Hannah Fierman as Lily in “Amateur Night”

“Second Honeymoon” (written and directed by Ti West) is about a couple traveling through the southwest of America. One night as they’re about to go to sleep in their hotel room, a strange woman knocks at their door asking for a favor. The husband can’t put his finger on just why, but she frightens him. It is not the last they see of her. I wanted this one to be better as I was looking forward to Ti West’s short the most, but I never got into it, and the ending seemed to come out of nowhere.

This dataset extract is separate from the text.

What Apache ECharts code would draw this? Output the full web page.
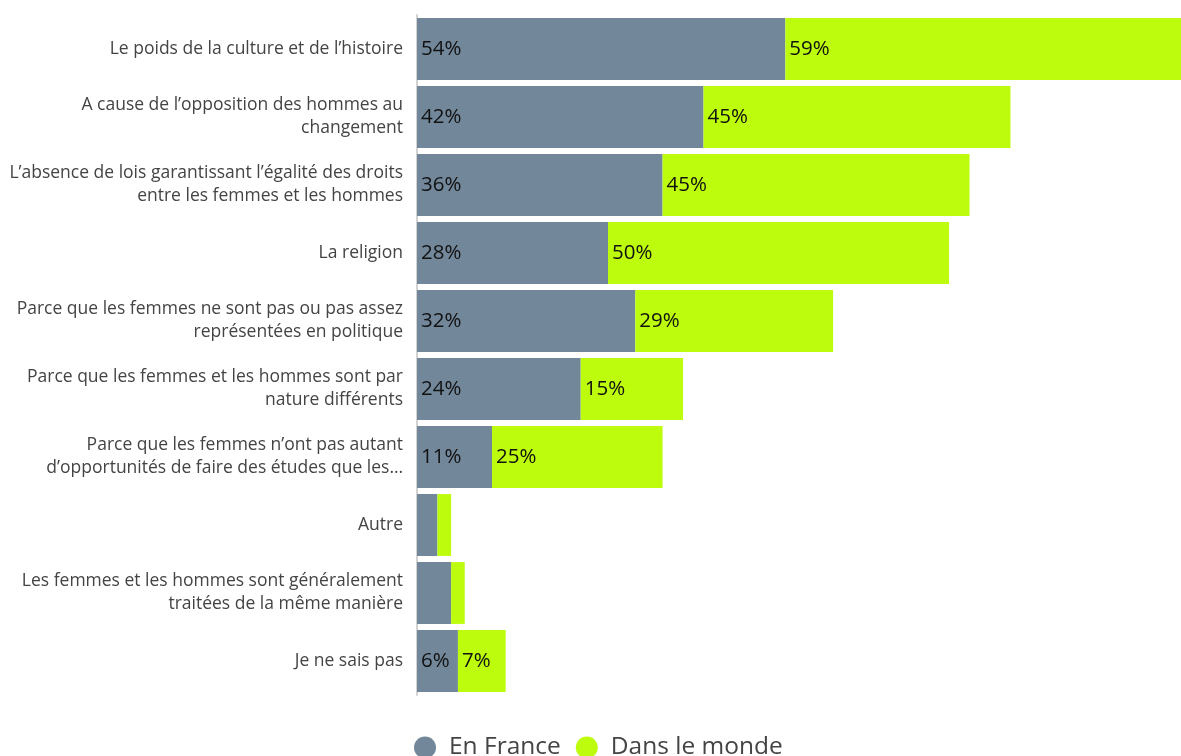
<!DOCTYPE html>
<html><head><meta charset="utf-8">
<script src="https://cdn.jsdelivr.net/npm/echarts@6/dist/echarts.min.js"></script>
<style>html,body{margin:0;padding:0;background:#fff}#c{width:1181px;height:756px}</style>
</head><body><div id="c"></div>
<script>
var categories = [
  "Le poids de la culture et de l\u2019histoire",
  "A cause de l\u2019opposition des hommes au\nchangement",
  "L\u2019absence de lois garantissant l\u2019\u00e9galit\u00e9 des droits\nentre les femmes et les hommes",
  "La religion",
  "Parce que les femmes ne sont pas ou pas assez\nrepr\u00e9sent\u00e9es en politique",
  "Parce que les femmes et les hommes sont par\nnature diff\u00e9rents",
  "Parce que les femmes n\u2019ont pas autant\nd\u2019opportunit\u00e9s de faire des \u00e9tudes que les\u2026",
  "Autre",
  "Les femmes et les hommes sont g\u00e9n\u00e9ralement\ntrait\u00e9es de la m\u00eame mani\u00e8re",
  "Je ne sais pas"
];
var seriesNames = ["En France", "Dans le monde"];
var enFrance = [54, 42, 36, 28, 32, 24, 11, 3, 5, 6];
var dansLeMonde = [59, 45, 45, 50, 29, 15, 25, 2, 2, 7];
var colors = ["#728799", "#bdfc0d"];

var chart = echarts.init(document.getElementById('c'));
function lbl(p){ return p.value >= 6 ? p.value + '%' : ''; }
chart.setOption({
  animation: false,
  textStyle: { fontFamily: "Open Sans" },
  grid: { left: 417, right: 0, top: 15, bottom: 61, containLabel: false },
  legend: {
    bottom: -9, left: 409,
    icon: 'circle', itemWidth: 22, itemHeight: 22, itemGap: 15,
    textStyle: { fontSize: 24.5, color: '#444', fontFamily: 'Open Sans', padding: [0, 0, 0, 8] },
    data: seriesNames
  },
  xAxis: { type: 'value', min: 0, max: 112, show: false },
  yAxis: {
    type: 'category', inverse: true, data: categories,
    axisLine: { lineStyle: { color: '#d3d3d3', width: 2 } },
    axisTick: { show: false },
    axisLabel: { fontSize: 17.5, color: '#444', lineHeight: 23, margin: 14, fontFamily: 'Open Sans' }
  },
  series: [
    { name: seriesNames[0], type: 'bar', stack: 's', data: enFrance, barCategoryGap: '9%',
      itemStyle: { color: colors[0] },
      label: { show: true, position: 'insideLeft', distance: 4, formatter: lbl, color: '#111', fontSize: 20.5, fontFamily: 'Open Sans' } },
    { name: seriesNames[1], type: 'bar', stack: 's', data: dansLeMonde, barCategoryGap: '9%',
      itemStyle: { color: colors[1] },
      label: { show: true, position: 'insideLeft', distance: 4, formatter: lbl, color: '#111', fontSize: 20.5, fontFamily: 'Open Sans' } }
  ]
});
</script></body></html>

“Tuesday the 17th” (written and directed by Glenn McQuaid) was my least favorite. Four teens go on a camping trip into the woods.  Bad things start happening. The characters were uninteresting, the danger they faced was not scary, and the acting was a little spotty, especially that of the lead actress..

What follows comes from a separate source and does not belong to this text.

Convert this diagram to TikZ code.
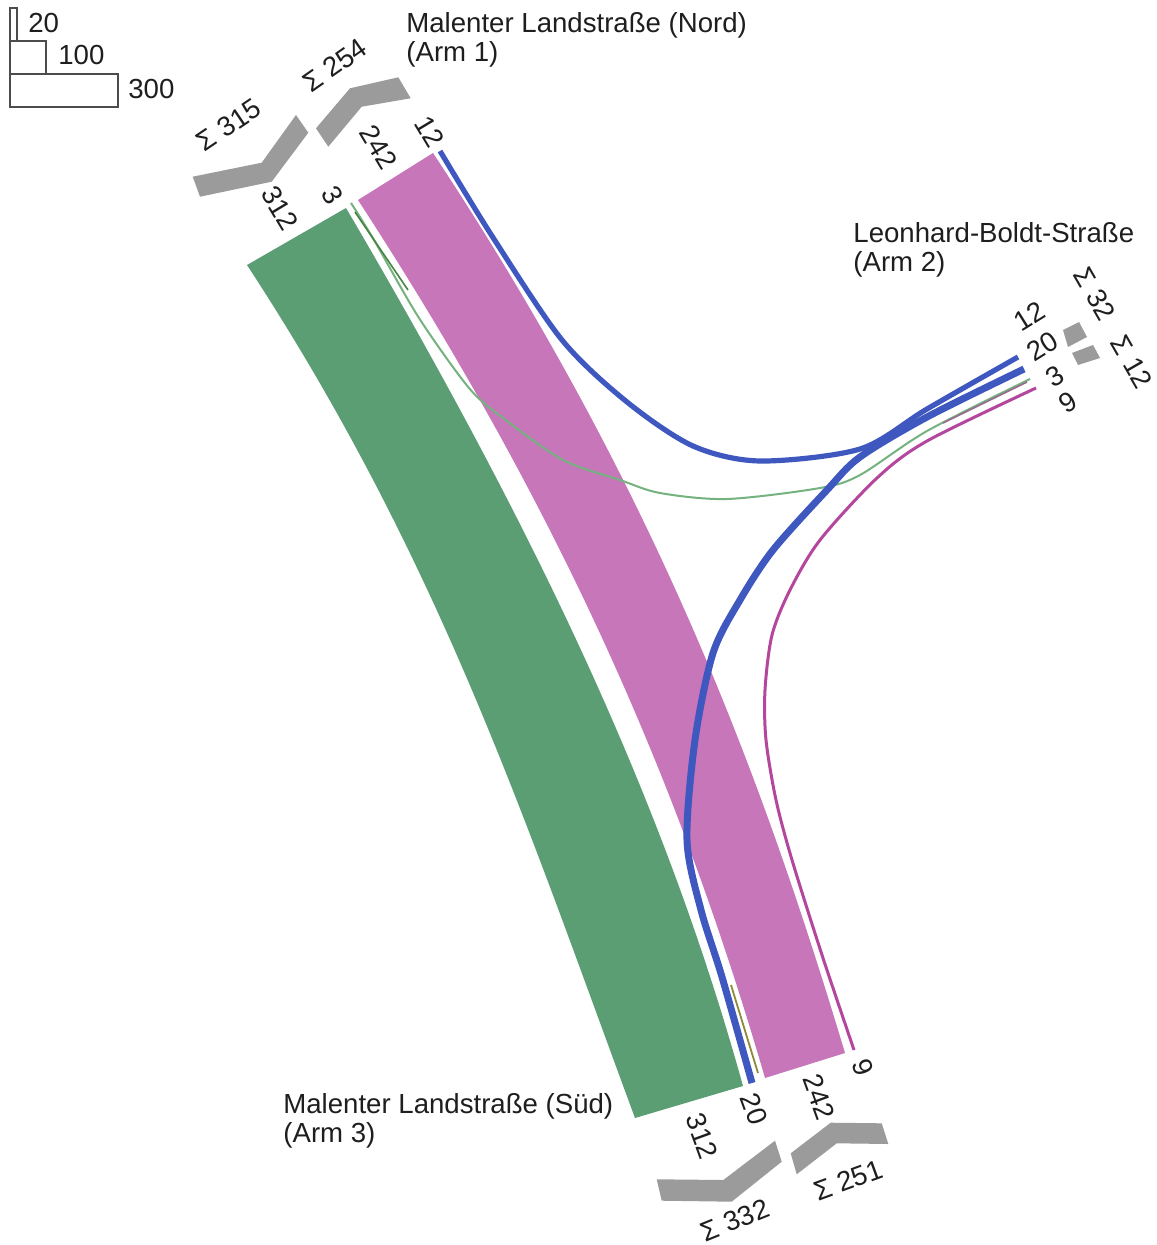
\documentclass[tikz,border=0pt]{standalone}
\usepackage{fontspec}
\setmainfont{Liberation Sans}
\newcommand\fsz{\fontsize{13.8}{14.5}\selectfont}
\definecolor{cgreen}{HTML}{5C9E74}
\definecolor{cmag}{HTML}{C776BA}
\definecolor{cblue}{HTML}{3F58C0}
\definecolor{tgreen}{HTML}{74B27F}
\definecolor{tmag}{HTML}{B5469E}
\definecolor{cgray}{HTML}{9B9B9B}
\definecolor{ctext}{HTML}{1E1E1E}
\begin{document}
\begin{tikzpicture}[x=0.5pt,y=-0.5pt,
  lbl/.style={font=\fsz,inner sep=0pt,text=ctext},
  ttl/.style={font=\fsz,inner sep=0pt,text=ctext,anchor=base west},
  legbox/.style={draw=black!70,line width=0.6pt},
  flowline/.style={line cap=butt,line join=round},
  sumbar/.style={fill=cgray},
]
\useasboundingbox (0,0) rectangle (1156,1245);
\fill[white] (0,0) rectangle (1156,1245);

% legend
\draw[legbox] (10,8) rectangle (17,41);
\draw[legbox] (10,41) rectangle (46,74);
\draw[legbox] (10,74) rectangle (118,107);
\node[lbl,anchor=base west] (lg20) at (28,33) {20};
\node[lbl,anchor=base west] (lg100) at (58,65) {100};
\node[lbl,anchor=base west] (lg300) at (128,99) {300};

% titles
\node[ttl] (t1a) at (406,33) {Malenter Landstraße (Nord)};
\node[ttl] (t1b) at (406,62) {(Arm 1)};
\node[ttl] (t2a) at (853,243) {Leonhard-Boldt-Straße};
\node[ttl] (t2b) at (853,272) {(Arm 2)};
\node[ttl] (t3a) at (283,1113) {Malenter Landstraße (Süd)};
\node[ttl] (t3b) at (283,1142) {(Arm 3)};

% green band 312 (Arm 1 -> Arm 3)
\fill[cgreen] (247,265) .. controls (440,560) and (524,818) .. (635,1118)
  -- (743,1086) .. controls (665,805) and (541,540) .. (346,208) -- cycle;

% magenta band 242 (Arm 3 -> Arm 1)
\fill[cmag] (358,200) .. controls (563,515) and (680,786) .. (765,1078)
  -- (845,1053) .. controls (758,763) and (651,483) .. (433,153) -- cycle;

% blue 12 (Arm 2 -> Arm 1)
\draw[flowline,cblue,line width=2.6pt] plot[smooth] coordinates {(1018,357) (927,409) (860,449) (760,461) (693,446) (627,402) (562,340) (492,236) (440,151)};

% green 3 (Arm 1 -> Arm 2)
\draw[flowline,tgreen,line width=1pt] plot[smooth] coordinates {(351,203) (374,240) (419,318) (469,388) (503,418) (563,460) (620,480) (660,493) (727,499) (820,488) (860,475) (927,431) (1030,379)};

% magenta 9 (Arm 3 -> Arm 2)
\draw[flowline,tmag,line width=1.5pt] plot[smooth] coordinates {(854,1050) (822,955) (792,860) (776,800) (766,740) (765,690) (772,635) (790,590) (820,540) (877,478) (927,441) (1036,388)};

% blue 20 (Arm 2 -> Arm 3)
\draw[flowline,cblue,line width=3.5pt] plot[smooth] coordinates {(1024,369) (927,417) (860,457) (827,490) (773,550) (740,600) (713,653) (695,740) (687,840) (701,910) (722,977) (752,1083)};

% short remnant segments
\draw[flowline,gray!70!green!80!black,line width=0.8pt] (355,212) -- (408,290);
\draw[flowline,tmag!60!black!70,line width=0.8pt] (943,423) -- (1027,382);
\draw[flowline,olive!60!gray,line width=0.9pt] (731,985) -- (758,1073);
\draw[white,line width=0.6pt,dash pattern=on 3pt off 1.5pt] (995,374) -- (1023,364);

% sum bars
\fill[sumbar] (192.7,176.7) -- (261.7,162.7) -- (296,115) -- (308.3,132.7) -- (271.7,181.7) -- (200,196.7) -- cycle;
\fill[sumbar] (316,128.3) -- (350,88.3) -- (398.3,77.3) -- (410.7,98.3) -- (361.7,106.7) -- (328.3,146.7) -- cycle;
\fill[sumbar] (656.7,1179.3) -- (723.3,1180) -- (775,1140.7) -- (781.7,1161.7) -- (731.7,1201.7) -- (661.7,1200.7) -- cycle;
\fill[sumbar] (790.7,1153.3) -- (830.7,1122.7) -- (881.7,1123.3) -- (888.3,1144) -- (836.7,1143.3) -- (796.7,1174.3) -- cycle;
\fill[sumbar] (1063,330) -- (1079,322) -- (1087,337) -- (1068,347) -- cycle;
\fill[sumbar] (1072,353) -- (1093,345) -- (1100,358) -- (1078,365) -- cycle;

% arm 1 labels
\node[lbl,rotate=-59] (a1n312) at (280,208) {312};
\node[lbl,rotate=-59] (a1n3) at (333,195) {3};
\node[lbl,rotate=-59] (a1n242) at (379,147) {242};
\node[lbl,rotate=-59] (a1n12) at (430,132) {12};
\node[lbl,rotate=34] (a1s315) at (229,125) {Σ 315};
\node[lbl,rotate=35] (a1s254) at (335,65) {Σ 254};

% arm 2 labels
\node[lbl,rotate=32] (a2n12) at (1029,316) {12};
\node[lbl,rotate=32] (a2n20) at (1042,346) {20};
\node[lbl,rotate=32] (a2n3) at (1055,376) {3};
\node[lbl,rotate=32] (a2n9) at (1068,402) {9};
\node[lbl,rotate=-60] (a2s32) at (1095,294) {Σ 32};
\node[lbl,rotate=-60] (a2s12) at (1132,362) {Σ 12};

% arm 3 labels
\node[lbl,rotate=-70] (a3n312) at (702,1136) {312};
\node[lbl,rotate=-70] (a3n20) at (754,1109) {20};
\node[lbl,rotate=-70] (a3n242) at (819,1097) {242};
\node[lbl,rotate=-70] (a3n9) at (863,1067) {9};
\node[lbl,rotate=22] (a3s332) at (735,1220) {Σ 332};
\node[lbl,rotate=20] (a3s251) at (848,1180) {Σ 251};
\end{tikzpicture}
\end{document}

Before I go on, I should mention that all of these shorts are found footage films, which you’d think would explain why they’re all on VHS tapes, but I’m not sure any of them were actually filmed on VHS, so how did all of them end up on the tape, especially the next one? Good question, Nic. Good question.

Helen Rogers as Emily in "The Sick Thing That Happened to Emily When She Was Younger"

Helen Rogers as Emily in “The Sick Thing That Happened to Emily When She Was Younger”

“The Sick Thing That Happened to Emily When She Was Younger” (directed by Joe Swanberg and written by Simon Barrett) may be my favorite. It was my girlfriend’s. The whole thing is a series of video-chat sessions between a couple. Emily has been hearing strange sounds in her apartment, but when she investigates, she finds nothing. One night while video chatting with her boyfriend, we see a small figure run up from behind her and slam her bedroom door shut. It’s a genuinely creepy moment because we see it happening and she doesn’t. That’s one of the cool things about the video-chat gimmick: the character is almost always facing away from the action, so we can see the impending danger while they can’t. It makes for a lot of tension. And like the “Amateur Night” short, this one has a unique ending.

“10/31/98” (written and directed by a group of filmmakers collectively known as Radio Silence) was pretty good. This one is about four friends on their way to a Halloween party, but they end up at the wrong house. There doesn’t seem to be a party going on there but once inside, things start going bump in the night, and they assume the party host has set up a haunted house experience for them, so they continue exploring. Not the greatest idea, dudes. There are some good horror tropes in this one like narrow hallways, lights that shut off, and doors that slam, all of which are effective in creating genuinely tense and scary moments.

I think what I’ve learned from V/H/S is that it’s not that easy to make an effective short horror film. There just isn’t much time with the characters to care about their fate, so if scary things happen, yeah they may frighten you a bit, but you don’t really care enough about the outcome. With no investment, there’s just not a whole lot of enjoyment. Still, I look forward to seeing this year’s horror anthology, The ABCs of Death, which actually features 26 short horror films. I’m not expecting to love it, but I am extremely curious what the experience will be like.

My Rating

It was OK.

 

V/H/S
Directors: Adam Wingard, David Bruckner, Ti West, Glenn McQuaid, Joe Swanberg, Radio Silence.
Writers: David Bruckner, Nicholas Tecosky, Ti West, Glenn McQuaid, Simon Barrett, Radio Silence.